---------- Data section
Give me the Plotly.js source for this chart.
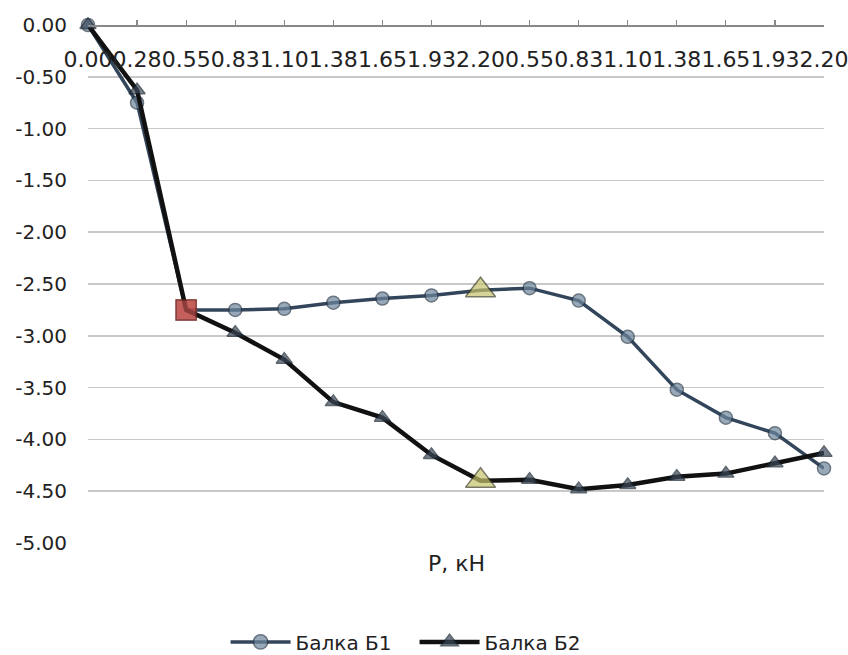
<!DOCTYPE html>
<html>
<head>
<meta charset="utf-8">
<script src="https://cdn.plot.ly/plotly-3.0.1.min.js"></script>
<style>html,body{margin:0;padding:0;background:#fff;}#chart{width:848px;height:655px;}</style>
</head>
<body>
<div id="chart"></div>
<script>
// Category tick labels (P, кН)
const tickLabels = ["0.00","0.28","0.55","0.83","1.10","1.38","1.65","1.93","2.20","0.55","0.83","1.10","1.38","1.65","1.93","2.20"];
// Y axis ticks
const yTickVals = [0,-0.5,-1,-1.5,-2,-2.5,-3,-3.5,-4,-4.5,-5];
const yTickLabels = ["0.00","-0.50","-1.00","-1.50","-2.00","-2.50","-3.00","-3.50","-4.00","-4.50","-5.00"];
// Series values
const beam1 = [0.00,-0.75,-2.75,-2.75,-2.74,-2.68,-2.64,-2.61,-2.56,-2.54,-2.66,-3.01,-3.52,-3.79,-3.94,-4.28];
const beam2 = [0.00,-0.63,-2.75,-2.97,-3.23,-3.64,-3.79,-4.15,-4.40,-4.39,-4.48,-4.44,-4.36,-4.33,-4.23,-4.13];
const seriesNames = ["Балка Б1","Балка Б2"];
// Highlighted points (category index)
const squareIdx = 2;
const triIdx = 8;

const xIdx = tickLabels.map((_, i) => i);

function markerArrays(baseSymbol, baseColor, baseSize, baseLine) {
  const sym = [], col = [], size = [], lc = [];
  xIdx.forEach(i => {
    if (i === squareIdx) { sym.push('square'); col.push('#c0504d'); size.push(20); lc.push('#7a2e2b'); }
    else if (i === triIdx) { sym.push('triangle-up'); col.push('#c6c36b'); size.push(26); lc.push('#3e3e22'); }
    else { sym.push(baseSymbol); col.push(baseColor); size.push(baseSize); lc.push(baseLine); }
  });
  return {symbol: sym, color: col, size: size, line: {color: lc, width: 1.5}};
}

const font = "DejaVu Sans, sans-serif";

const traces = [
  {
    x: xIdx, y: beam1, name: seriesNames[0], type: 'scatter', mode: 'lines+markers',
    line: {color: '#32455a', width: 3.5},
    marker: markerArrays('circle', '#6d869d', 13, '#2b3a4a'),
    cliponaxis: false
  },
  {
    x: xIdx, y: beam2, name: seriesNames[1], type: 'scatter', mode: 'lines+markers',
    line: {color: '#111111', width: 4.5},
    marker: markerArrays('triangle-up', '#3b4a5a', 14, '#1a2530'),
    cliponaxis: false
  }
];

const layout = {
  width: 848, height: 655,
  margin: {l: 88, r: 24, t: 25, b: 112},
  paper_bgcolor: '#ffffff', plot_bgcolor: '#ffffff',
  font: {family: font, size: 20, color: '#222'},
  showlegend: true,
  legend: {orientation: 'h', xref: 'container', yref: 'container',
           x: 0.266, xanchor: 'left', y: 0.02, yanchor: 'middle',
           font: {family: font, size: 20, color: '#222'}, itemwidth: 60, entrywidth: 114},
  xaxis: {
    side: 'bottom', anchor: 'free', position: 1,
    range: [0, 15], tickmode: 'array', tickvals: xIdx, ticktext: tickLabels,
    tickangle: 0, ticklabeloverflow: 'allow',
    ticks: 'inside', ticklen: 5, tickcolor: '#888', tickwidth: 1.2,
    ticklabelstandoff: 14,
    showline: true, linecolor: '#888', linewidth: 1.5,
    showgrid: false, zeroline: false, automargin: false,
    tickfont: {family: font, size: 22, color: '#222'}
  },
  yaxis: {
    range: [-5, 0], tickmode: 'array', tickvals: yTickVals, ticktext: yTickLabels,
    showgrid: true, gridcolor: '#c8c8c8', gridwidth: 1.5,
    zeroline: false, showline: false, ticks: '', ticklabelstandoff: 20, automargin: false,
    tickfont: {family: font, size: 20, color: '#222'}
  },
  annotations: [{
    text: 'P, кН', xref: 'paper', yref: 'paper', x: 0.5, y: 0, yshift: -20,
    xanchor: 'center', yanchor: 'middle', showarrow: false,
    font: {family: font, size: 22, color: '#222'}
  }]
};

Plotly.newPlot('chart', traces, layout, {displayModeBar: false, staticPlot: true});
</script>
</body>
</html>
--------------------
Work required
Quote the preceding listing precisely and completely, omitting its images.

Full output
Give me the Plotly.js source for this chart.
<!DOCTYPE html>
<html>
<head>
<meta charset="utf-8">
<script src="https://cdn.plot.ly/plotly-3.0.1.min.js"></script>
<style>html,body{margin:0;padding:0;background:#fff;}#chart{width:848px;height:655px;}</style>
</head>
<body>
<div id="chart"></div>
<script>
// Category tick labels (P, кН)
const tickLabels = ["0.00","0.28","0.55","0.83","1.10","1.38","1.65","1.93","2.20","0.55","0.83","1.10","1.38","1.65","1.93","2.20"];
// Y axis ticks
const yTickVals = [0,-0.5,-1,-1.5,-2,-2.5,-3,-3.5,-4,-4.5,-5];
const yTickLabels = ["0.00","-0.50","-1.00","-1.50","-2.00","-2.50","-3.00","-3.50","-4.00","-4.50","-5.00"];
// Series values
const beam1 = [0.00,-0.75,-2.75,-2.75,-2.74,-2.68,-2.64,-2.61,-2.56,-2.54,-2.66,-3.01,-3.52,-3.79,-3.94,-4.28];
const beam2 = [0.00,-0.63,-2.75,-2.97,-3.23,-3.64,-3.79,-4.15,-4.40,-4.39,-4.48,-4.44,-4.36,-4.33,-4.23,-4.13];
const seriesNames = ["Балка Б1","Балка Б2"];
// Highlighted points (category index)
const squareIdx = 2;
const triIdx = 8;

const xIdx = tickLabels.map((_, i) => i);

function markerArrays(baseSymbol, baseColor, baseSize, baseLine) {
  const sym = [], col = [], size = [], lc = [];
  xIdx.forEach(i => {
    if (i === squareIdx) { sym.push('square'); col.push('#c0504d'); size.push(20); lc.push('#7a2e2b'); }
    else if (i === triIdx) { sym.push('triangle-up'); col.push('#c6c36b'); size.push(26); lc.push('#3e3e22'); }
    else { sym.push(baseSymbol); col.push(baseColor); size.push(baseSize); lc.push(baseLine); }
  });
  return {symbol: sym, color: col, size: size, line: {color: lc, width: 1.5}};
}

const font = "DejaVu Sans, sans-serif";

const traces = [
  {
    x: xIdx, y: beam1, name: seriesNames[0], type: 'scatter', mode: 'lines+markers',
    line: {color: '#32455a', width: 3.5},
    marker: markerArrays('circle', '#6d869d', 13, '#2b3a4a'),
    cliponaxis: false
  },
  {
    x: xIdx, y: beam2, name: seriesNames[1], type: 'scatter', mode: 'lines+markers',
    line: {color: '#111111', width: 4.5},
    marker: markerArrays('triangle-up', '#3b4a5a', 14, '#1a2530'),
    cliponaxis: false
  }
];

const layout = {
  width: 848, height: 655,
  margin: {l: 88, r: 24, t: 25, b: 112},
  paper_bgcolor: '#ffffff', plot_bgcolor: '#ffffff',
  font: {family: font, size: 20, color: '#222'},
  showlegend: true,
  legend: {orientation: 'h', xref: 'container', yref: 'container',
           x: 0.266, xanchor: 'left', y: 0.02, yanchor: 'middle',
           font: {family: font, size: 20, color: '#222'}, itemwidth: 60, entrywidth: 114},
  xaxis: {
    side: 'bottom', anchor: 'free', position: 1,
    range: [0, 15], tickmode: 'array', tickvals: xIdx, ticktext: tickLabels,
    tickangle: 0, ticklabeloverflow: 'allow',
    ticks: 'inside', ticklen: 5, tickcolor: '#888', tickwidth: 1.2,
    ticklabelstandoff: 14,
    showline: true, linecolor: '#888', linewidth: 1.5,
    showgrid: false, zeroline: false, automargin: false,
    tickfont: {family: font, size: 22, color: '#222'}
  },
  yaxis: {
    range: [-5, 0], tickmode: 'array', tickvals: yTickVals, ticktext: yTickLabels,
    showgrid: true, gridcolor: '#c8c8c8', gridwidth: 1.5,
    zeroline: false, showline: false, ticks: '', ticklabelstandoff: 20, automargin: false,
    tickfont: {family: font, size: 20, color: '#222'}
  },
  annotations: [{
    text: 'P, кН', xref: 'paper', yref: 'paper', x: 0.5, y: 0, yshift: -20,
    xanchor: 'center', yanchor: 'middle', showarrow: false,
    font: {family: font, size: 22, color: '#222'}
  }]
};

Plotly.newPlot('chart', traces, layout, {displayModeBar: false, staticPlot: true});
</script>
</body>
</html>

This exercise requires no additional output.